### EXERCISE DETAILS
Omit every picture and return the rest of the data unaltered.

### DATA BLOCK
>>>

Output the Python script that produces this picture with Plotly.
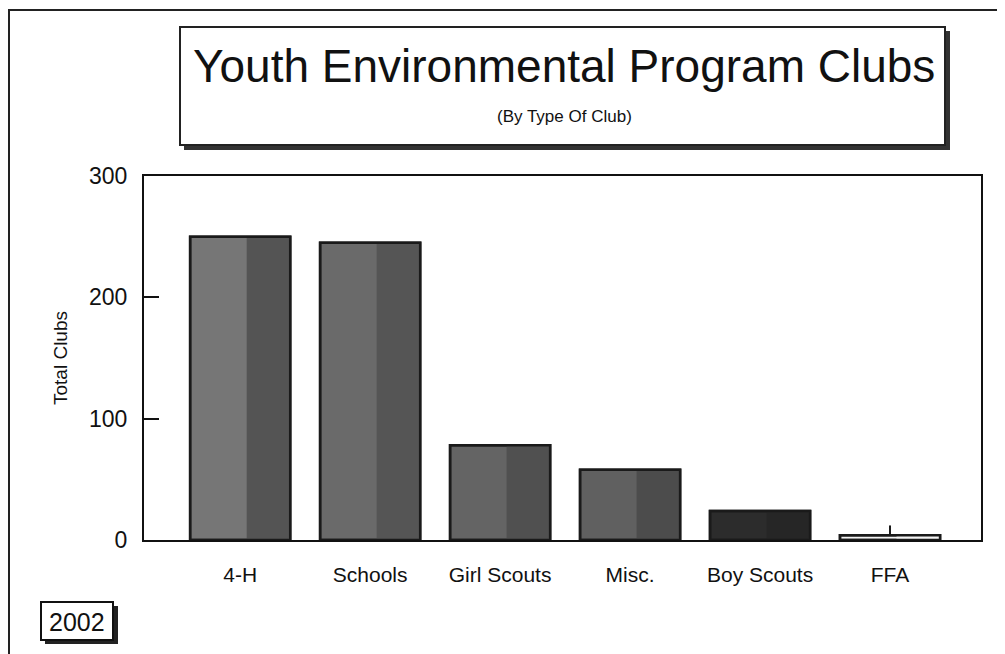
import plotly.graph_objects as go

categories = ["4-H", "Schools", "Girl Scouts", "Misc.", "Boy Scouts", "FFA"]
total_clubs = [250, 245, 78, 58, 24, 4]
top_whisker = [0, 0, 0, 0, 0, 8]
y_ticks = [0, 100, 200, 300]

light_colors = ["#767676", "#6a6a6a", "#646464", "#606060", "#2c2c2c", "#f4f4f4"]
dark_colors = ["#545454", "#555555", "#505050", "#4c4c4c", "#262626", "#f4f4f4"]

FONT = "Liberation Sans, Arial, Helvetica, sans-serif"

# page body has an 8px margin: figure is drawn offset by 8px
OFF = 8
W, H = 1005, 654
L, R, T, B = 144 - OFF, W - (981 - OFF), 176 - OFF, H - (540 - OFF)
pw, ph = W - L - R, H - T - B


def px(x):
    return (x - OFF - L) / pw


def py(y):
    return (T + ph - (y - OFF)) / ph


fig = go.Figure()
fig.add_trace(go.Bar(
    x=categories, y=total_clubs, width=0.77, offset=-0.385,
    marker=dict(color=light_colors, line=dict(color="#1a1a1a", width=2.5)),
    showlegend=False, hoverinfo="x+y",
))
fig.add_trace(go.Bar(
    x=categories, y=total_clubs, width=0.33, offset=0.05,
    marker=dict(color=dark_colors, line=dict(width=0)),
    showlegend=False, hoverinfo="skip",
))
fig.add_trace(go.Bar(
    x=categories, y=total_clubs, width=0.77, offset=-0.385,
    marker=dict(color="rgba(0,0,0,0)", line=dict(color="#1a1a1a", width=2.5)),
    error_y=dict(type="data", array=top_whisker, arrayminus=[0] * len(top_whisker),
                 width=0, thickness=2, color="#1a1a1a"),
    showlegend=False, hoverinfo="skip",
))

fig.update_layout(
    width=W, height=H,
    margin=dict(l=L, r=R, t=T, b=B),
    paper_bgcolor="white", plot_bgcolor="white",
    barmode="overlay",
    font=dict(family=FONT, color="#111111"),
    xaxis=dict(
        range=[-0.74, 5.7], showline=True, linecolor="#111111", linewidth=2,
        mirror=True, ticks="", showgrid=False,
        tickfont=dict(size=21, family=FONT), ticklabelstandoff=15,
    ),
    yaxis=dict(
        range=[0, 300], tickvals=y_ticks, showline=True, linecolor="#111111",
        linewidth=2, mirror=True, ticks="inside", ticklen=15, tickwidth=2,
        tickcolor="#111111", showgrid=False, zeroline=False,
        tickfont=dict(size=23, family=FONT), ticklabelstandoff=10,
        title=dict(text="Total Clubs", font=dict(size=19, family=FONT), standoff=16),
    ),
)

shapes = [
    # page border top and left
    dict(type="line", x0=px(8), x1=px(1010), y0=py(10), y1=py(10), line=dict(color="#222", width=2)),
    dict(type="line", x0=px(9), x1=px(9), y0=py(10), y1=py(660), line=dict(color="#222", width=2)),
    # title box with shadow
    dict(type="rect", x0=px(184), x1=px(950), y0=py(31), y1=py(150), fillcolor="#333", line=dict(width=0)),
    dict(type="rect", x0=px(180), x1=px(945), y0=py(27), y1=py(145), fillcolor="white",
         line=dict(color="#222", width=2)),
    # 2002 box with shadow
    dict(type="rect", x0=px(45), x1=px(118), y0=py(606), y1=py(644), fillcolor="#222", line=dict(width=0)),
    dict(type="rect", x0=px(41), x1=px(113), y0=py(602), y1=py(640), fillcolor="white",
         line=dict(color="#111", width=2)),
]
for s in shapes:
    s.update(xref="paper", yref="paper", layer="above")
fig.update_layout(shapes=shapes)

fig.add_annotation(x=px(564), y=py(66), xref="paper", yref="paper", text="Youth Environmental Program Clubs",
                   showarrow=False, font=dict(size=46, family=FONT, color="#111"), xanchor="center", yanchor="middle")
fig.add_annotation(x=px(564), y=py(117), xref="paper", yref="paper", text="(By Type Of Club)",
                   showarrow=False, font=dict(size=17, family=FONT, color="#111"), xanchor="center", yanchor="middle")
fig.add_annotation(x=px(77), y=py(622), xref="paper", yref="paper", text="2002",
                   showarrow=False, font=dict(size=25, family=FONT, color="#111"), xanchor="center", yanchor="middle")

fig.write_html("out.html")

<<<

### OUTPUT BELOW
Output the Python script that produces this picture with Plotly.
import plotly.graph_objects as go

categories = ["4-H", "Schools", "Girl Scouts", "Misc.", "Boy Scouts", "FFA"]
total_clubs = [250, 245, 78, 58, 24, 4]
top_whisker = [0, 0, 0, 0, 0, 8]
y_ticks = [0, 100, 200, 300]

light_colors = ["#767676", "#6a6a6a", "#646464", "#606060", "#2c2c2c", "#f4f4f4"]
dark_colors = ["#545454", "#555555", "#505050", "#4c4c4c", "#262626", "#f4f4f4"]

FONT = "Liberation Sans, Arial, Helvetica, sans-serif"

# page body has an 8px margin: figure is drawn offset by 8px
OFF = 8
W, H = 1005, 654
L, R, T, B = 144 - OFF, W - (981 - OFF), 176 - OFF, H - (540 - OFF)
pw, ph = W - L - R, H - T - B


def px(x):
    return (x - OFF - L) / pw


def py(y):
    return (T + ph - (y - OFF)) / ph


fig = go.Figure()
fig.add_trace(go.Bar(
    x=categories, y=total_clubs, width=0.77, offset=-0.385,
    marker=dict(color=light_colors, line=dict(color="#1a1a1a", width=2.5)),
    showlegend=False, hoverinfo="x+y",
))
fig.add_trace(go.Bar(
    x=categories, y=total_clubs, width=0.33, offset=0.05,
    marker=dict(color=dark_colors, line=dict(width=0)),
    showlegend=False, hoverinfo="skip",
))
fig.add_trace(go.Bar(
    x=categories, y=total_clubs, width=0.77, offset=-0.385,
    marker=dict(color="rgba(0,0,0,0)", line=dict(color="#1a1a1a", width=2.5)),
    error_y=dict(type="data", array=top_whisker, arrayminus=[0] * len(top_whisker),
                 width=0, thickness=2, color="#1a1a1a"),
    showlegend=False, hoverinfo="skip",
))

fig.update_layout(
    width=W, height=H,
    margin=dict(l=L, r=R, t=T, b=B),
    paper_bgcolor="white", plot_bgcolor="white",
    barmode="overlay",
    font=dict(family=FONT, color="#111111"),
    xaxis=dict(
        range=[-0.74, 5.7], showline=True, linecolor="#111111", linewidth=2,
        mirror=True, ticks="", showgrid=False,
        tickfont=dict(size=21, family=FONT), ticklabelstandoff=15,
    ),
    yaxis=dict(
        range=[0, 300], tickvals=y_ticks, showline=True, linecolor="#111111",
        linewidth=2, mirror=True, ticks="inside", ticklen=15, tickwidth=2,
        tickcolor="#111111", showgrid=False, zeroline=False,
        tickfont=dict(size=23, family=FONT), ticklabelstandoff=10,
        title=dict(text="Total Clubs", font=dict(size=19, family=FONT), standoff=16),
    ),
)

shapes = [
    # page border top and left
    dict(type="line", x0=px(8), x1=px(1010), y0=py(10), y1=py(10), line=dict(color="#222", width=2)),
    dict(type="line", x0=px(9), x1=px(9), y0=py(10), y1=py(660), line=dict(color="#222", width=2)),
    # title box with shadow
    dict(type="rect", x0=px(184), x1=px(950), y0=py(31), y1=py(150), fillcolor="#333", line=dict(width=0)),
    dict(type="rect", x0=px(180), x1=px(945), y0=py(27), y1=py(145), fillcolor="white",
         line=dict(color="#222", width=2)),
    # 2002 box with shadow
    dict(type="rect", x0=px(45), x1=px(118), y0=py(606), y1=py(644), fillcolor="#222", line=dict(width=0)),
    dict(type="rect", x0=px(41), x1=px(113), y0=py(602), y1=py(640), fillcolor="white",
         line=dict(color="#111", width=2)),
]
for s in shapes:
    s.update(xref="paper", yref="paper", layer="above")
fig.update_layout(shapes=shapes)

fig.add_annotation(x=px(564), y=py(66), xref="paper", yref="paper", text="Youth Environmental Program Clubs",
                   showarrow=False, font=dict(size=46, family=FONT, color="#111"), xanchor="center", yanchor="middle")
fig.add_annotation(x=px(564), y=py(117), xref="paper", yref="paper", text="(By Type Of Club)",
                   showarrow=False, font=dict(size=17, family=FONT, color="#111"), xanchor="center", yanchor="middle")
fig.add_annotation(x=px(77), y=py(622), xref="paper", yref="paper", text="2002",
                   showarrow=False, font=dict(size=25, family=FONT, color="#111"), xanchor="center", yanchor="middle")

fig.write_html("out.html")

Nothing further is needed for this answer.